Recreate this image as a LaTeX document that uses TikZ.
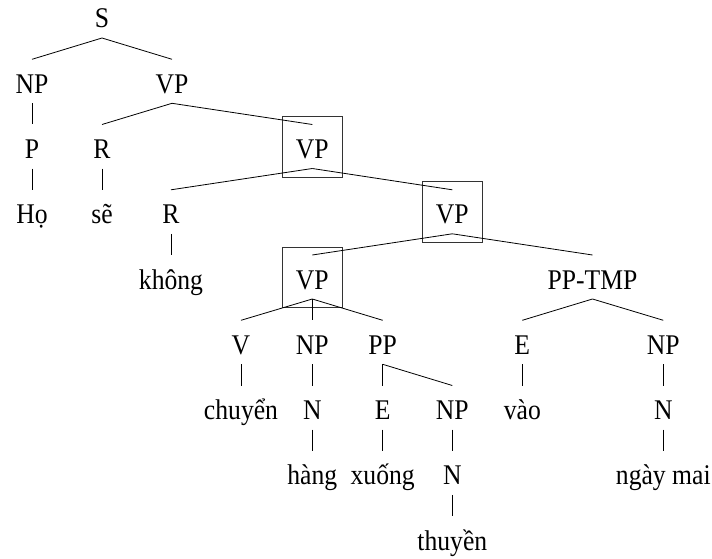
\documentclass[tikz,border=0pt]{standalone}
\usepackage{fontspec}
\setmainfont{Liberation Serif}[FakeStretch=0.9]
\newcommand\tedge[2]{\draw[treeline] ([yshift=-10pt]#1.base) -- ([yshift=34pt]#2.base);}
\newcommand\tbox[1]{\draw[boxline] ([shift={(-30pt,-18.5pt)}]#1.base) rectangle ([shift={(30pt,42.1pt)}]#1.base);}
\begin{document}
\begin{tikzpicture}[x=1pt,y=-1pt,
  lab/.style={anchor=base,inner sep=0pt,font=\fontsize{28.5}{32}\selectfont},
  treeline/.style={line width=0.8pt,black},
  boxline/.style={line width=0.8pt,black!80}]
\useasboundingbox (0,0) rectangle (712,559);
% row 0
\node[lab] (S) at (102,28) {S};
% row 1
\node[lab] (NP1) at (32,93.3) {NP};
\node[lab] (VP1) at (172,93.3) {VP};
% row 2
\node[lab] (P1) at (32,158.5) {P};
\node[lab] (R1) at (102,158.5) {R};
\node[lab] (VP2) at (312.3,158.5) {VP};
% row 3
\node[lab] (ho) at (32,223.8) {Họ};
\node[lab] (se) at (102,223.8) {sẽ};
\node[lab] (R2) at (171,223.8) {R};
\node[lab] (VP3) at (452.3,223.8) {VP};
% row 4
\node[lab] (khong) at (171,289) {không};
\node[lab] (VP4) at (312.3,289) {VP};
\node[lab] (PPTMP) at (592.5,289) {PP-TMP};
% row 5
\node[lab] (V1) at (241,354.3) {V};
\node[lab] (NP2) at (312.3,354.3) {NP};
\node[lab] (PP1) at (382.7,354.3) {PP};
\node[lab] (E2) at (522.3,354.3) {E};
\node[lab] (NP4) at (663.3,354.3) {NP};
% row 6
\node[lab] (chuyen) at (241,419.5) {chuyển};
\node[lab] (N1) at (312.3,419.5) {N};
\node[lab] (E1) at (382.7,419.5) {E};
\node[lab] (NP3) at (452.3,419.5) {NP};
\node[lab] (vao) at (522.3,419.5) {vào};
\node[lab] (N3) at (663.3,419.5) {N};
% row 7
\node[lab] (hang) at (312.3,484.8) {hàng};
\node[lab] (xuong) at (382.7,484.8) {xuống};
\node[lab] (N2) at (452.3,484.8) {N};
\node[lab] (ngaymai) at (663.3,484.8) {ngày mai};
% row 8
\node[lab] (thuyen) at (452.3,550) {thuyền};
% boxes
\tbox{VP2}
\tbox{VP3}
\tbox{VP4}
% edges
\tedge{S}{NP1}
\tedge{S}{VP1}
\tedge{NP1}{P1}
\tedge{P1}{ho}
\tedge{VP1}{R1}
\tedge{VP1}{VP2}
\tedge{R1}{se}
\tedge{VP2}{R2}
\tedge{VP2}{VP3}
\tedge{R2}{khong}
\tedge{VP3}{VP4}
\tedge{VP3}{PPTMP}
\tedge{VP4}{V1}
\tedge{VP4}{NP2}
\tedge{VP4}{PP1}
\tedge{V1}{chuyen}
\tedge{NP2}{N1}
\tedge{N1}{hang}
\tedge{PP1}{E1}
\tedge{PP1}{NP3}
\tedge{E1}{xuong}
\tedge{NP3}{N2}
\tedge{N2}{thuyen}
\tedge{PPTMP}{E2}
\tedge{PPTMP}{NP4}
\tedge{E2}{vao}
\tedge{NP4}{N3}
\tedge{N3}{ngaymai}
\end{tikzpicture}
\end{document}
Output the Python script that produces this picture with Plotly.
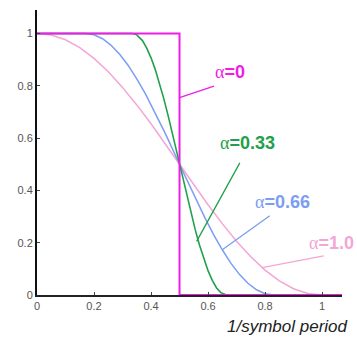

PROBLEM REQUIREMENTS: Each entry must be retyped word for word, with every image omitted.

WRITTEN ANSWER:
Recreate this image as a LaTeX document that uses TikZ.
\documentclass[tikz,border=0pt]{standalone}
\usepackage{fontspec}
\setmainfont{Liberation Serif}[FakeStretch=0.9]
\newcommand\tedge[2]{\draw[treeline] ([yshift=-10pt]#1.base) -- ([yshift=34pt]#2.base);}
\newcommand\tbox[1]{\draw[boxline] ([shift={(-30pt,-18.5pt)}]#1.base) rectangle ([shift={(30pt,42.1pt)}]#1.base);}
\begin{document}
\begin{tikzpicture}[x=1pt,y=-1pt,
  lab/.style={anchor=base,inner sep=0pt,font=\fontsize{28.5}{32}\selectfont},
  treeline/.style={line width=0.8pt,black},
  boxline/.style={line width=0.8pt,black!80}]
\useasboundingbox (0,0) rectangle (712,559);
% row 0
\node[lab] (S) at (102,28) {S};
% row 1
\node[lab] (NP1) at (32,93.3) {NP};
\node[lab] (VP1) at (172,93.3) {VP};
% row 2
\node[lab] (P1) at (32,158.5) {P};
\node[lab] (R1) at (102,158.5) {R};
\node[lab] (VP2) at (312.3,158.5) {VP};
% row 3
\node[lab] (ho) at (32,223.8) {Họ};
\node[lab] (se) at (102,223.8) {sẽ};
\node[lab] (R2) at (171,223.8) {R};
\node[lab] (VP3) at (452.3,223.8) {VP};
% row 4
\node[lab] (khong) at (171,289) {không};
\node[lab] (VP4) at (312.3,289) {VP};
\node[lab] (PPTMP) at (592.5,289) {PP-TMP};
% row 5
\node[lab] (V1) at (241,354.3) {V};
\node[lab] (NP2) at (312.3,354.3) {NP};
\node[lab] (PP1) at (382.7,354.3) {PP};
\node[lab] (E2) at (522.3,354.3) {E};
\node[lab] (NP4) at (663.3,354.3) {NP};
% row 6
\node[lab] (chuyen) at (241,419.5) {chuyển};
\node[lab] (N1) at (312.3,419.5) {N};
\node[lab] (E1) at (382.7,419.5) {E};
\node[lab] (NP3) at (452.3,419.5) {NP};
\node[lab] (vao) at (522.3,419.5) {vào};
\node[lab] (N3) at (663.3,419.5) {N};
% row 7
\node[lab] (hang) at (312.3,484.8) {hàng};
\node[lab] (xuong) at (382.7,484.8) {xuống};
\node[lab] (N2) at (452.3,484.8) {N};
\node[lab] (ngaymai) at (663.3,484.8) {ngày mai};
% row 8
\node[lab] (thuyen) at (452.3,550) {thuyền};
% boxes
\tbox{VP2}
\tbox{VP3}
\tbox{VP4}
% edges
\tedge{S}{NP1}
\tedge{S}{VP1}
\tedge{NP1}{P1}
\tedge{P1}{ho}
\tedge{VP1}{R1}
\tedge{VP1}{VP2}
\tedge{R1}{se}
\tedge{VP2}{R2}
\tedge{VP2}{VP3}
\tedge{R2}{khong}
\tedge{VP3}{VP4}
\tedge{VP3}{PPTMP}
\tedge{VP4}{V1}
\tedge{VP4}{NP2}
\tedge{VP4}{PP1}
\tedge{V1}{chuyen}
\tedge{NP2}{N1}
\tedge{N1}{hang}
\tedge{PP1}{E1}
\tedge{PP1}{NP3}
\tedge{E1}{xuong}
\tedge{NP3}{N2}
\tedge{N2}{thuyen}
\tedge{PPTMP}{E2}
\tedge{PPTMP}{NP4}
\tedge{E2}{vao}
\tedge{NP4}{N3}
\tedge{N3}{ngaymai}
\end{tikzpicture}
\end{document}
Output the Python script that produces this picture with Plotly.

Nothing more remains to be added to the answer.